The one thing I have seen all my life is that people follow leaders. Watching Colin Maine, the ANCYL leader, it was amazing to listen to him change his tune and welcome the unity that the appointment of Cyril Ramaphosa brings. What rubbish! He hated and slated the man in favour of his beloveds – jz and ndz. But how fast the change occurred as he saw his salary and his prestige swiftly flowing out the door. Will he survive the next election? I don’t know but I must say, I have seen the same shift of position happen often in Corporates. Human systems adapt to leadership. Leadership can lift the games of their followers. Or, leadership can sink their followers to the lowest common denominator. Jacob Zuma has done just that and in case you thought he’s going away, remember, he is still president of our beautiful tortured country.
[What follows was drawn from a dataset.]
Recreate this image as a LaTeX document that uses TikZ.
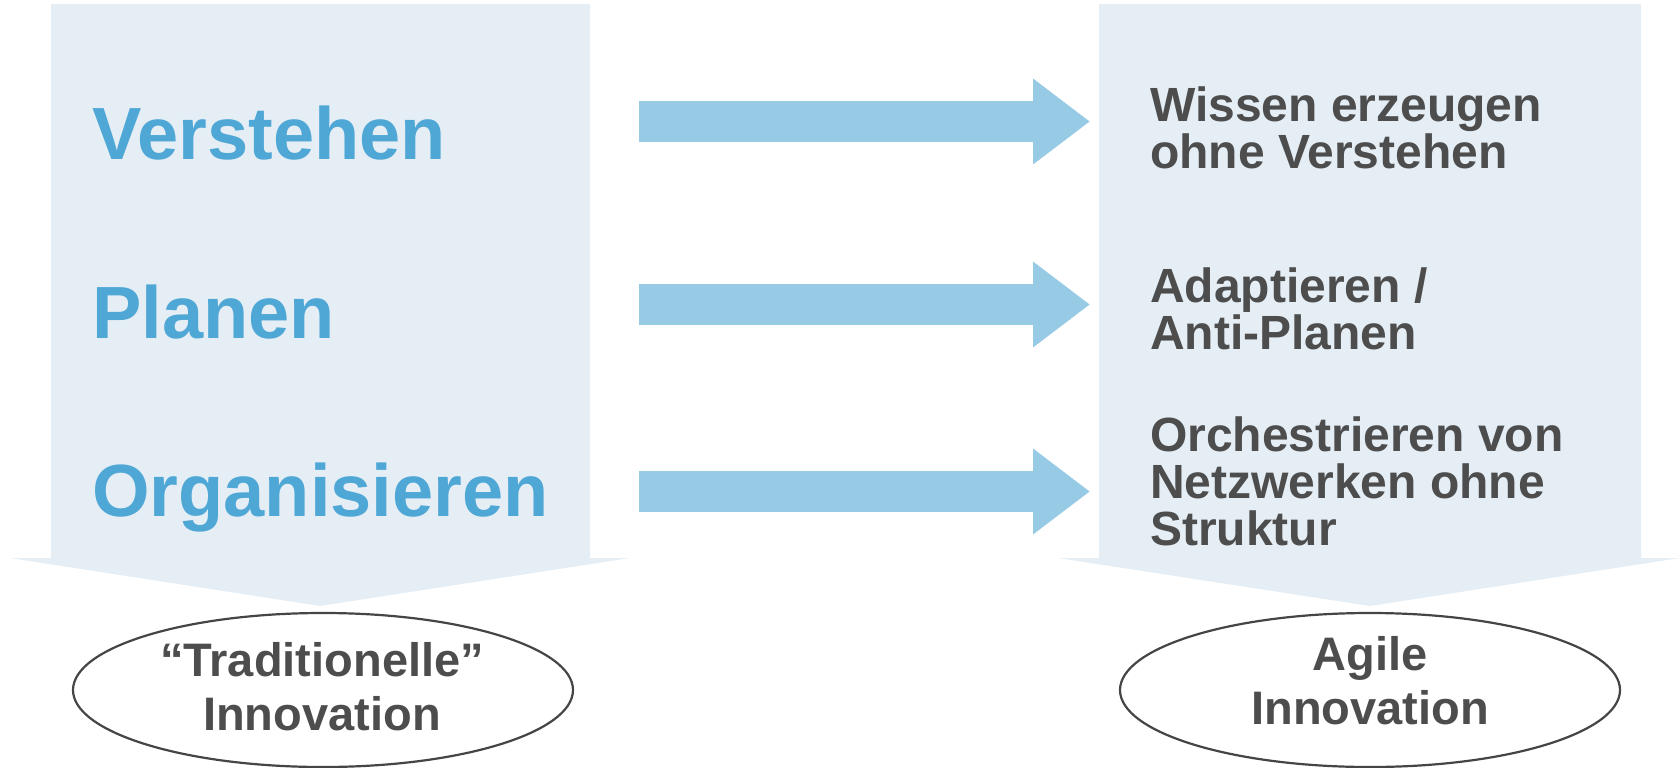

So a couple of points for the property market:

  1. The Rand strengthened prior to the conference on the buzz that Cyril Ramaphosa would win. Now it has crashed through barriers last seen 2 years ago, especially to the British Pound.
  2. This strengthening movement is probably over-stated and we will need to see if it continues and then sustains. It will literally take the first few words of the new President of the ANC to shift it one way or the other. Even as President of the leading political party in the country, his stance will determine the short-term value of the Rand. If he favours the country overtly and the ANC secondly ie in private discussions, he will win us kudos.
  3. We have a downgrade from Moodys in the wings. I think Cyril Ramaphosa has just won us a reprieve.
  4. The downside, for those who wanted to win the 2019 elections, is probably that the ANC will consolidate and even win back metros they have lost. Joburg, prepare yourself for change. It will take a huge amount of scepticism and a massive amount of compromise with the zuma faction, to foresee the ANC losing in Gauteng again.
  5. Speculation aside, the win by Cyril Ramaphosa is good for property:

– The 1% growth that we lost out on this year will materialize as 2% next year.

– The drain of the SOE’s on the economy will begin [very slowly, however] to recuperate.

– It will be very interesting to see if anyone goes to jail, but I think there will be some sacrificed lambs who will do time to satisfy the populace.

– When the economy rises, jobs will be prioritized and COSATU will be manifested in all their glory in the new-birth of the tripartite alliance. That happy band of vote-winners will be in unison again. Tonight’s manufactured unity will be realized and expounded to the Press.

In summary, property will benefit and rates will decline as long as the Rand holds onto its new-found value. Slowly but surely, property will rise in price. Don’t write off that Gauteng, on the back of positive politics in a winning streak and with the fresh feel of abundant water, don’t be surprised that prices rise well above the average of the last three years. “Prepare to meet thy boom”, was how the late de Kock, the Reserve Bank Governor, expressed it.

What a Christmas present for South Africans of every walk of life! Jobs will be at the centre of a conference that Cyril Ramaphosa pulls together with Business and Economists and Others. Prepare for a Grande Plan that mobilizes for jobs – probably the most precious thing besides water in our economy at the moment.